Aber die Mode hielt nicht lange an, auch wenn Harald Junke noch mal nach einer bei Frank Elstner (absichtlich?) verlorenen Wette mit seinem champagner-durchtränkten Leib auf dem Kudamm den Affen markierte.

Mehr noch als bei Aerobic wirken bei der Propagierung des Breakdance verschiedene Faktoren zusammen: Zu dem optischen Element kommt eine spezifische Musik, verbrämt mit ideologischen Betrachtungen. Die Tänzer wollen die richtigen Klamotten anziehen, brauchen Knieschoner, Schirmmützen und weiße Handschuhe wie Sargträger. Sie brauchen überdimensionale Ghetto-Blaster und die Musik, die aus ihnen erschallt.

Damit nun aber diese Produkte auch an den Mann gebracht werden können, muß vorher für sie geworben werden. Und das läuft „hierindiesemunseremlande“ immer noch am billigsten über die großen TV- Shows ab: Fuchsberger, Elstner, Thoelke, Illmann, Gottschalk lassen sich gerne den letzten Schrei für ihre Sendungen aufschwatzen.
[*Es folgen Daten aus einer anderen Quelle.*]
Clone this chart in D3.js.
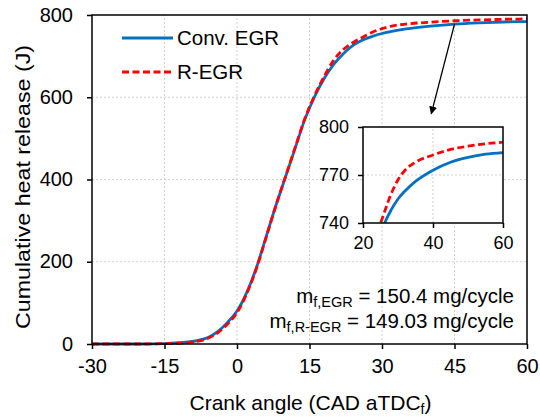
<!DOCTYPE html>
<html>
<head>
<meta charset="utf-8">
<script src="https://cdn.jsdelivr.net/npm/d3@7"></script>
<style>
  body { margin: 0; background: #fff; }
  svg { font-family: "Liberation Sans", Arial, sans-serif; }
</style>
</head>
<body>
<div id="chart"></div>
<script>
// Cumulative heat release vs crank angle
const crankAngle = [-30, -25, -20, -15, -12, -10, -8, -6, -4, -2, 0, 2, 4, 6, 8, 10, 12, 14, 16, 18, 20, 22, 24, 26, 28, 30, 32, 35, 40, 45, 50, 55, 60];
const convEGR = [0, 0, 0, 1, 3, 5, 9, 16, 30, 52, 80, 125, 185, 260, 335, 405, 475, 545, 600, 645, 680, 706, 726, 739, 748, 755, 760, 766, 773, 778, 781, 783, 784];
const rEGR = [0, 0, 0, 1, 2, 4, 7, 14, 27, 48, 76, 122, 183, 258, 335, 406, 477, 547, 603, 650, 690, 716, 733, 746, 758, 767, 773, 778, 782.5, 786, 788, 789.5, 790.5];
const xTicks = [-30, -15, 0, 15, 30, 45, 60];
const yTicks = [0, 200, 400, 600, 800];
const insetXTicks = [20, 40, 60];
const insetYTicks = [740, 770, 800];

const width = 540, height = 418;
const margin = { top: 15, right: 13, bottom: 74, left: 92 };
const blue = '#0070C0', red = '#FF0000';
const font = '"Liberation Sans", Arial, sans-serif';

const svg = d3.select('#chart').append('svg')
  .attr('width', width)
  .attr('height', height);

const x = d3.scaleLinear().domain([-30, 60]).range([margin.left, width - margin.right]);
const y = d3.scaleLinear().domain([0, 800]).range([height - margin.bottom, margin.top]);

// grid
svg.append('g').selectAll('line').data(xTicks.slice(1, -1)).enter().append('line')
  .attr('x1', d => x(d)).attr('x2', d => x(d))
  .attr('y1', y(0)).attr('y2', y(800))
  .attr('stroke', '#cfcfcf').attr('stroke-dasharray', '2,2');
svg.append('g').selectAll('line').data(yTicks.slice(1, -1)).enter().append('line')
  .attr('y1', d => y(d)).attr('y2', d => y(d))
  .attr('x1', x(-30)).attr('x2', x(60))
  .attr('stroke', '#cfcfcf').attr('stroke-dasharray', '2,2');

svg.append('defs').append('clipPath').attr('id', 'clipMain')
  .append('rect').attr('x', x(-30)).attr('y', y(800) - 2)
  .attr('width', x(60) - x(-30)).attr('height', y(0) - y(800) + 4);

const line = d3.line().x(d => x(d[0])).y(d => y(d[1])).curve(d3.curveMonotoneX);

svg.append('path')
  .datum(crankAngle.map((a, i) => [a, convEGR[i]]))
  .attr('clip-path', 'url(#clipMain)')
  .attr('d', line).attr('fill', 'none')
  .attr('stroke', blue).attr('stroke-width', 2.8);
svg.append('path')
  .datum(crankAngle.map((a, i) => [a, rEGR[i]]))
  .attr('clip-path', 'url(#clipMain)')
  .attr('d', line).attr('fill', 'none')
  .attr('stroke', red).attr('stroke-width', 2.8).attr('stroke-dasharray', '7,3.5');

// frame
svg.append('rect')
  .attr('x', x(-30)).attr('y', y(800))
  .attr('width', x(60) - x(-30)).attr('height', y(0) - y(800))
  .attr('fill', 'none').attr('stroke', '#000').attr('stroke-width', 1.5);

// axes
const xAxis = svg.append('g')
  .attr('transform', `translate(0,${y(0)})`)
  .call(d3.axisBottom(x).tickValues(xTicks).tickFormat(d => String(d)).tickSize(5).tickPadding(10));
const yAxis = svg.append('g')
  .attr('transform', `translate(${x(-30)},0)`)
  .call(d3.axisLeft(y).tickValues(yTicks).tickFormat(d => String(d)).tickSize(5).tickPadding(14));
[xAxis, yAxis].forEach(a => {
  a.select('.domain').remove();
  a.selectAll('line').attr('stroke', '#000').attr('stroke-width', 1.5);
  a.selectAll('text').attr('font-size', 20).attr('fill', '#000').style('font-family', font);
});
yAxis.selectAll('text').attr('dy', '0.3em');

// axis titles
const xt = svg.append('text')
  .attr('x', (x(-30) + x(60)) / 2 + 1).attr('y', 410)
  .attr('text-anchor', 'middle').attr('font-size', 21);
xt.append('tspan').text('Crank angle (CAD aTDC');
xt.append('tspan').attr('font-size', 14).attr('dy', 4).text('f');
xt.append('tspan').attr('dy', -4).text(')');

svg.append('text')
  .attr('transform', `translate(30,187) rotate(-90)`)
  .attr('text-anchor', 'middle').attr('font-size', 21)
  .attr('textLength', 284).attr('lengthAdjust', 'spacingAndGlyphs')
  .text('Cumulative heat release (J)');

// legend
const legend = [{ name: 'Conv. EGR', color: blue, dash: null, yy: 38 },
                { name: 'R-EGR', color: red, dash: '7,3.5', yy: 72 }];
legend.forEach(l => {
  svg.append('line').attr('x1', 122).attr('x2', 173).attr('y1', l.yy).attr('y2', l.yy)
    .attr('stroke', l.color).attr('stroke-width', 2.8).attr('stroke-dasharray', l.dash);
  svg.append('text').attr('x', 177).attr('y', l.yy).attr('dy', '0.35em')
    .attr('font-size', 20.5).text(l.name);
});

// fuel mass annotation
const notes = [{ sub: 'f,EGR', val: ' = 150.4 mg/cycle', yy: 303 },
               { sub: 'f,R-EGR', val: ' = 149.03 mg/cycle', yy: 328 }];
notes.forEach(n => {
  const t = svg.append('text').attr('x', 514).attr('y', n.yy)
    .attr('text-anchor', 'end').attr('font-size', 20.5);
  t.append('tspan').text('m');
  t.append('tspan').attr('font-size', 14.5).attr('dy', 4).text(n.sub);
  t.append('tspan').attr('dy', -4).text(n.val);
});

// arrow
svg.append('defs').append('marker')
  .attr('id', 'arrow').attr('viewBox', '0 0 10 10')
  .attr('refX', 9).attr('refY', 5)
  .attr('markerWidth', 8).attr('markerHeight', 8)
  .attr('markerUnits', 'userSpaceOnUse')
  .attr('orient', 'auto')
  .append('path').attr('d', 'M0,0 L10,5 L0,10 z').attr('fill', '#000');
svg.append('line')
  .attr('x1', x(45)).attr('y1', y(778)).attr('x2', x(40.2)).attr('y2', y(560))
  .attr('stroke', '#000').attr('stroke-width', 1.3)
  .attr('marker-end', 'url(#arrow)');

// inset
const ix = d3.scaleLinear().domain([20, 60]).range([363, 503]);
const iy = d3.scaleLinear().domain([740, 800]).range([223, 127]);
const inset = svg.append('g');
inset.append('rect').attr('x', ix(20)).attr('y', iy(800))
  .attr('width', ix(60) - ix(20)).attr('height', iy(740) - iy(800)).attr('fill', '#fff');
inset.append('line').attr('x1', ix(40)).attr('x2', ix(40)).attr('y1', iy(740)).attr('y2', iy(800))
  .attr('stroke', '#cfcfcf').attr('stroke-dasharray', '2,2');
inset.append('line').attr('y1', iy(770)).attr('y2', iy(770)).attr('x1', ix(20)).attr('x2', ix(60))
  .attr('stroke', '#cfcfcf').attr('stroke-dasharray', '2,2');
svg.append('defs').append('clipPath').attr('id', 'clipInset')
  .append('rect').attr('x', ix(20)).attr('y', iy(800))
  .attr('width', ix(60) - ix(20)).attr('height', iy(740) - iy(800));
const iline = d3.line().x(d => ix(d[0])).y(d => iy(d[1])).curve(d3.curveMonotoneX);
inset.append('path')
  .datum(crankAngle.map((a, i) => [a, convEGR[i]]).filter(d => d[0] >= 18))
  .attr('clip-path', 'url(#clipInset)')
  .attr('d', iline).attr('fill', 'none').attr('stroke', blue).attr('stroke-width', 2.8);
inset.append('path')
  .datum(crankAngle.map((a, i) => [a, rEGR[i]]).filter(d => d[0] >= 18))
  .attr('clip-path', 'url(#clipInset)')
  .attr('d', iline).attr('fill', 'none').attr('stroke', red).attr('stroke-width', 2.8)
  .attr('stroke-dasharray', '7,3.5');
inset.append('rect').attr('x', ix(20)).attr('y', iy(800))
  .attr('width', ix(60) - ix(20)).attr('height', iy(740) - iy(800))
  .attr('fill', 'none').attr('stroke', '#000').attr('stroke-width', 1.5);
const ixa = inset.append('g').attr('transform', `translate(0,${iy(740)})`)
  .call(d3.axisBottom(ix).tickValues(insetXTicks).tickSize(5).tickPadding(8));
const iya = inset.append('g').attr('transform', `translate(${ix(20)},0)`)
  .call(d3.axisLeft(iy).tickValues(insetYTicks).tickSize(5).tickPadding(9));
[ixa, iya].forEach(a => {
  a.select('.domain').remove();
  a.selectAll('line').attr('stroke', '#000').attr('stroke-width', 1.5);
  a.selectAll('text').attr('font-size', 18).attr('fill', '#000').style('font-family', font);
});
</script>
</body>
</html>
Die werbende Industrie will da natürlich auch nicht zurückstehen und bringt ihre neuen Limonaden und Kaugummis per Breakdance an den Mann. Der Film, früher mit an erster Stelle in der Propagierung von Trends, bevor es das Fernsehen dann schneller und weitgestreuter tat, hinkt heute hinterher. Da kommt mit einiger Verspätung noch der eine oder andere Streifen in die Kinos („Beat Street“ und „Breakin“), und Gottschalk/Krüger werden bestimmt in ihrer neuen Supemasen-Klamotte eine Breakdance-Nummer eingebaut haben. Doch im Grunde hat das Celluloid weitgehend zugunsten des Videos seine Rolle als Vermittler der aktuellen Popkultur-Mode verloren. Natürlich hat auch die Platten-Industrie ihre Schäfchen ins Trockene gebracht. Keine Firma, die in diesem Jahr nicht irgendeinen Breakdance-Sampler veröffentlicht hat mit irgendwelchen NoName-Scratchem, die man so schnell vergißt wie die Lottozahlen vom letzten Samstag.

Ich gebe dem einbeinigen Obdachlosen ’ne Mark fuffzig für ein Bier, damit er gut mit „La Paloma“ durch den Winter kommt und frage mich, welche neue Sau 1985 durchs Dorf laufen wird.